AIM OF THE TASK: Omit the pictures and print exactly the lines of the listing below, starting at the first and ending at the line containing "720, 735, 748]".

---- PROVIDED ENTRIES

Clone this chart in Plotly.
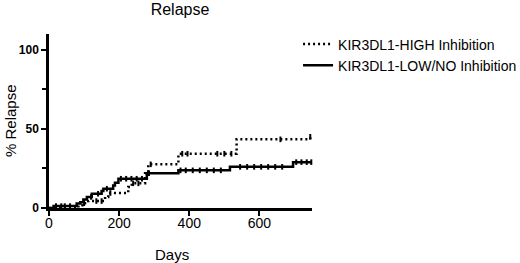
import numpy as np
import plotly.graph_objects as go

# Data (step functions: cumulative % relapse from the given day onwards)
high_days = [0, 84, 95, 112, 160, 169, 226, 236, 274, 283, 369, 535, 745, 750]
high_pct = [0, 1.7, 3.0, 4.4, 7.0, 9.5, 13.3, 15.6, 22.0, 27.6, 34.3, 43.4, 45.0, 45.0]
high_censor = [100, 135, 150, 175, 240, 255, 290, 380, 395, 480, 500, 520, 660, 745]

low_days = [0, 13, 79, 89, 98, 108, 122, 150, 155, 183, 188, 198, 279, 369, 516, 696, 750]
low_pct = [0, 1.2, 2.8, 3.6, 5.3, 7.0, 9.0, 10.7, 12.2, 14.3, 16.0, 18.5, 22.0, 23.8, 26.0, 29.0, 29.0]
low_censor = [20, 35, 45, 60, 120, 140, 165, 205, 220, 235, 250, 265, 285, 375, 390, 410,
              430, 450, 470, 490, 545, 565, 585, 605, 625, 645, 665, 705, 720, 735, 748]

series_names = ["KIR3DL1-HIGH Inhibition", "KIR3DL1-LOW/NO Inhibition"]
x_ticks = [0, 200, 400, 600]
y_ticks = [0, 50, 100]

FONT = "Arial, Liberation Sans, sans-serif"


def step_value(days, pct, t):
    idx = np.searchsorted(np.array(days), t, side="right") - 1
    return [pct[i] for i in idx]


fig = go.Figure()

fig.add_trace(go.Scatter(
    x=high_days, y=high_pct, mode="lines", line_shape="hv",
    line=dict(color="black", width=2.5, dash="2px,3px"),
    name=series_names[0], cliponaxis=False))
fig.add_trace(go.Scatter(
    x=low_days, y=low_pct, mode="lines", line_shape="hv",
    line=dict(color="black", width=2.5),
    name=series_names[1], cliponaxis=False))

fig.add_trace(go.Scatter(
    x=high_censor, y=step_value(high_days, high_pct, high_censor), mode="markers",
    marker=dict(symbol="line-ns", size=4, line=dict(color="black", width=2)),
    showlegend=False, hoverinfo="skip", cliponaxis=False))
fig.add_trace(go.Scatter(
    x=low_censor, y=step_value(low_days, low_pct, low_censor), mode="markers",
    marker=dict(symbol="line-ns", size=4, line=dict(color="black", width=2)),
    showlegend=False, hoverinfo="skip", cliponaxis=False))

dom_l, dom_r, dom_t, dom_b = 49, 312, 34, 208
W, H = 520, 263

fig.update_layout(
    width=W, height=H,
    margin=dict(l=dom_l, r=W - dom_r, t=dom_t, b=H - dom_b, autoexpand=False),
    paper_bgcolor="white", plot_bgcolor="white",
    font=dict(family=FONT, color="black", size=13),
    title=dict(text="Relapse", x=180 / W, xanchor="center", xref="container",
               y=1 - 9 / H, yanchor="middle", yref="container",
               font=dict(size=16, family=FONT)),
    showlegend=True,
    legend=dict(x=0.947, y=1.032, xanchor="left", yanchor="top",
                font=dict(size=14, family=FONT), bgcolor="rgba(0,0,0,0)",
                itemwidth=30),
    xaxis=dict(range=[0, 750], showgrid=False, zeroline=False, automargin=False,
               showline=True, linecolor="black", linewidth=2.5,
               ticks="outside", ticklen=5, tickwidth=2, tickcolor="black",
               tickvals=x_ticks, ticktext=[str(v) for v in x_ticks],
               ticklabelstandoff=-5,
               tickfont=dict(size=14, family=FONT)),
    yaxis=dict(range=[0, 110], showgrid=False, zeroline=False, automargin=False,
               showline=True, linecolor="black", linewidth=2.5,
               ticks="outside", ticklen=5, tickwidth=2, tickcolor="black",
               tickvals=y_ticks, ticktext=["<b>%d</b>" % v for v in y_ticks],
               tickfont=dict(size=12, family=FONT),
               minor=dict(tickvals=[25, 75], ticks="outside", ticklen=4,
                          tickwidth=2, tickcolor="black")),
    annotations=[
        dict(text="Days", x=(172 - dom_l) / (dom_r - dom_l), y=(dom_b - 254) / (dom_b - dom_t),
             xref="paper", yref="paper", xanchor="center", yanchor="middle",
             showarrow=False, font=dict(size=15, family=FONT)),
        dict(text="% Relapse", x=(10 - dom_l) / (dom_r - dom_l), y=(dom_b - 121) / (dom_b - dom_t),
             xref="paper", yref="paper", xanchor="center", yanchor="middle",
             textangle=-90, showarrow=False, font=dict(size=15, family=FONT)),
    ],
)

fig.write_html("out.html", config={"displayModeBar": False},
               post_script="document.body.style.margin='0';")
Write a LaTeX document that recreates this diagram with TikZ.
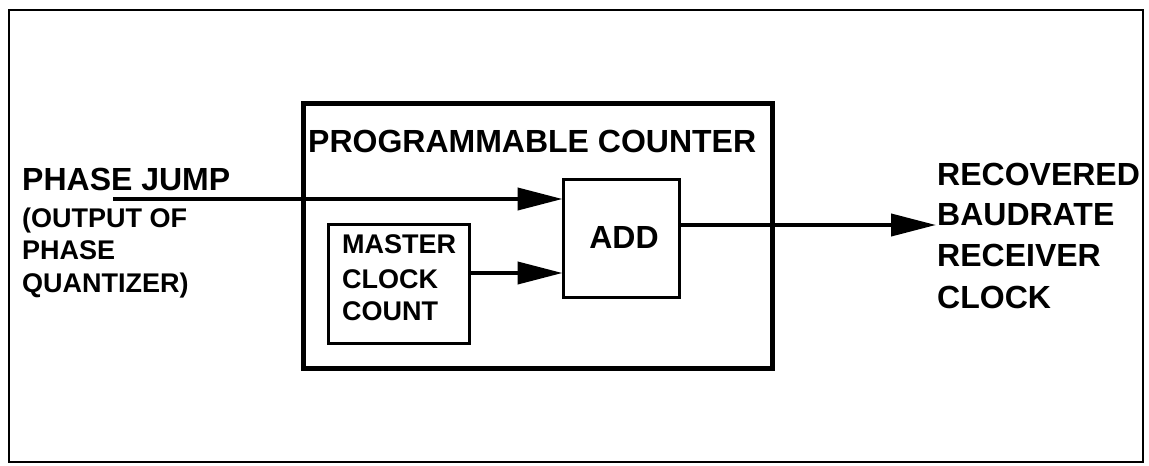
\documentclass[tikz,border=0pt]{standalone}
\usepackage{fontspec}
\setmainfont{Liberation Sans}
\usetikzlibrary{arrows.meta}
\tikzset{
  big/.style={font=\fontsize{32}{38}\selectfont\bfseries, inner sep=0pt, anchor=base west},
  small/.style={font=\fontsize{27}{32}\selectfont\bfseries, inner sep=0pt, anchor=base west},
  box/.style={draw, inner sep=0pt},
  conn/.style={line width=4pt, -{Triangle[length=45pt,width=22pt]}, shorten >=-1pt},
}
\begin{document}
\begin{tikzpicture}[x=1pt,y=-1pt]
\useasboundingbox (0,0) rectangle (1149,466);
\draw[line width=2.5pt] (9,10) rectangle (1143,462);
% programmable counter
\node[box, line width=5pt, minimum width=469pt, minimum height=265pt] (pc) at (537.5,235.5) {};
\node[big] (pctitle) at (308,152) {PROGRAMMABLE COUNTER};
% add box
\node[box, line width=3pt, minimum width=116pt, minimum height=118pt] (add) at (621,238) {};
\node[font=\fontsize{32}{38}\selectfont\bfseries, inner sep=0pt, anchor=base] (addlbl) at (624,248) {ADD};
% master clock count
\node[box, line width=3pt, minimum width=141pt, minimum height=119pt] (master) at (398.5,283.5) {};
\node[small] (m1) at (342,253) {MASTER};
\node[small] (m2) at (342,288) {CLOCK};
\node[small] (m3) at (342,320) {COUNT};
% left labels
\node[big] (pj) at (22,190) {PHASE JUMP};
\node[small] (l1) at (22,227) {(OUTPUT OF};
\node[small] (l2) at (22,259) {PHASE};
\node[small] (l3) at (22,292) {QUANTIZER)};
% right labels
\node[big] (r1) at (937,185) {RECOVERED};
\node[big] (r2) at (937,225) {BAUDRATE};
\node[big] (r3) at (937,266) {RECEIVER};
\node[big] (r4) at (937,308) {CLOCK};
% connectors
\coordinate (pjstart) at (113,199);
\coordinate (mstart) at (469,273);
\coordinate (ostart) at (679,225);
\coordinate (out) at (935,225);
\draw[conn] (pjstart) -- (pjstart -| add.west);
\draw[conn] (master.east |- mstart) -- (mstart -| add.west);
\draw[conn] (add.east |- ostart) -- (out);
\end{tikzpicture}
\end{document}
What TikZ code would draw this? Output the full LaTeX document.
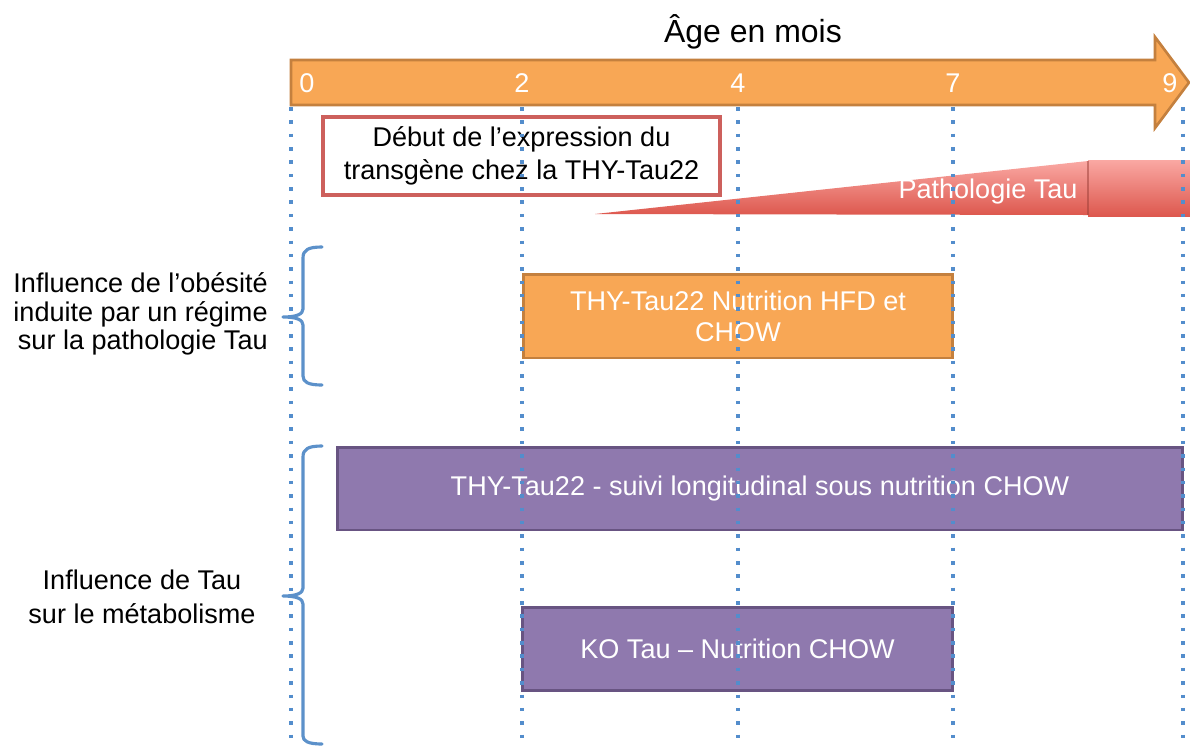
\documentclass[tikz,border=0pt]{standalone}
\usepackage{fontspec}
\setmainfont{Liberation Sans}
\definecolor{agefill}{RGB}{248,167,85}
\definecolor{ageline}{RGB}{196,128,62}
\definecolor{violetfill}{RGB}{143,121,174}
\definecolor{violetline}{RGB}{104,84,130}
\definecolor{debutline}{RGB}{205,96,92}
\definecolor{pathotop}{RGB}{250,168,163}
\definecolor{pathobot}{RGB}{221,88,78}
\definecolor{pointille}{RGB}{83,141,204}
\definecolor{accolade}{RGB}{92,145,202}

\begin{document}
\begin{tikzpicture}[x=0.02cm,y=-0.02cm,
  txt/.style={font=\fontsize{15.4}{18.5}\selectfont},
  mois/.style={txt,text=white,inner sep=0pt},
  pointilles/.style={pointille,line width=2pt,dash pattern=on 2pt off 5.6pt},
  accol/.style={accolade,line width=1.8pt,line cap=round,line join=round},
  periode/.style={txt,text=white,align=center,line width=1.7pt,minimum height=1.66cm,inner sep=0pt}]
\useasboundingbox (0,0) rectangle (1190,745);

% fleche du temps
\node[font=\fontsize{18.2}{20}\selectfont,anchor=base] (titre) at (753,42) {Âge en mois};
\filldraw[fill=agefill, draw=ageline, line width=1.5pt] (291,60) -- (1155,60) -- (1155,37) -- (1189,82.5) -- (1155,128) -- (1155,105) -- (291,105) -- cycle;
\foreach \x/\m in {307/0,522/2,738/4,953/7,1170/9}
  \node[mois] (m\m) at (\x,83) {\m};

% expression du transgene
\node[txt,draw=debutline,line width=2pt,fill=white,align=center,minimum width=7.94cm,minimum height=1.56cm,inner sep=0pt,font=\fontsize{15.4}{18.8}\selectfont] (debut) at (521.5,156) {Début de l’expression du\\transgène chez la THY-Tau22};

% pathologie
\shade[top color=pathotop, bottom color=pathobot] (595,214) -- (1088,161) -- (1088,215) -- cycle;
\shade[top color=pathotop, bottom color=pathobot] (1088,160) rectangle (1190,216);
\draw[pathobot!70!black, line width=0.6pt, opacity=0.5] (1088,161) -- (1088,215);
\node[txt,text=white] (patho) at (988,191) {Pathologie Tau};

% etudes
\node[periode,fill=agefill,draw=ageline,minimum width=8.6cm,minimum height=1.68cm,font=\fontsize{15.4}{17.6}\selectfont] (hfd) at (738,316) {THY-Tau22 Nutrition HFD et\\CHOW};
\node[periode,fill=violetfill,draw=violetline,minimum width=16.92cm] (suivi) at (760,488.5) {THY-Tau22 - suivi longitudinal sous nutrition CHOW};
\node[periode,fill=violetfill,draw=violetline,minimum width=8.62cm] (ko) at (737.5,648.5) {KO Tau – Nutrition CHOW};

% accolades
\draw[accol] (322,247) .. controls (308,247) and (303,250) .. (303,258) -- (303,309) .. controls (303,314) and (297,317) .. (283,317) .. controls (297,317) and (303,320) .. (303,325) -- (303,376) .. controls (303,382) and (308,385) .. (322,385);
\draw[accol] (322,446) .. controls (308,446) and (303,449) .. (303,457) -- (303,588) .. controls (303,593) and (297,596) .. (283,596) .. controls (297,596) and (303,599) .. (303,604) -- (303,736) .. controls (303,741) and (308,744) .. (322,744);

\node[txt,anchor=east,align=right,inner sep=0pt,font=\fontsize{15.4}{16.3}\selectfont] (obesite) at (268,314) {Influence de l’obésité\\induite par un régime\\sur la pathologie Tau};
\node[txt,align=center,inner sep=0pt,font=\fontsize{15.4}{19}\selectfont] (metab) at (142,597) {Influence de Tau\\sur le métabolisme};

% reperes
\foreach \x in {291,522,738,953,1183}
  \draw[pointilles] (\x,107) -- (\x,745);
\end{tikzpicture}
\end{document}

--------

WORKED ANSWER:
Clone this chart in Plotly.
import numpy as np
import plotly.graph_objects as go

# Data (step functions: cumulative % relapse from the given day onwards)
high_days = [0, 84, 95, 112, 160, 169, 226, 236, 274, 283, 369, 535, 745, 750]
high_pct = [0, 1.7, 3.0, 4.4, 7.0, 9.5, 13.3, 15.6, 22.0, 27.6, 34.3, 43.4, 45.0, 45.0]
high_censor = [100, 135, 150, 175, 240, 255, 290, 380, 395, 480, 500, 520, 660, 745]

low_days = [0, 13, 79, 89, 98, 108, 122, 150, 155, 183, 188, 198, 279, 369, 516, 696, 750]
low_pct = [0, 1.2, 2.8, 3.6, 5.3, 7.0, 9.0, 10.7, 12.2, 14.3, 16.0, 18.5, 22.0, 23.8, 26.0, 29.0, 29.0]
low_censor = [20, 35, 45, 60, 120, 140, 165, 205, 220, 235, 250, 265, 285, 375, 390, 410,
              430, 450, 470, 490, 545, 565, 585, 605, 625, 645, 665, 705, 720, 735, 748]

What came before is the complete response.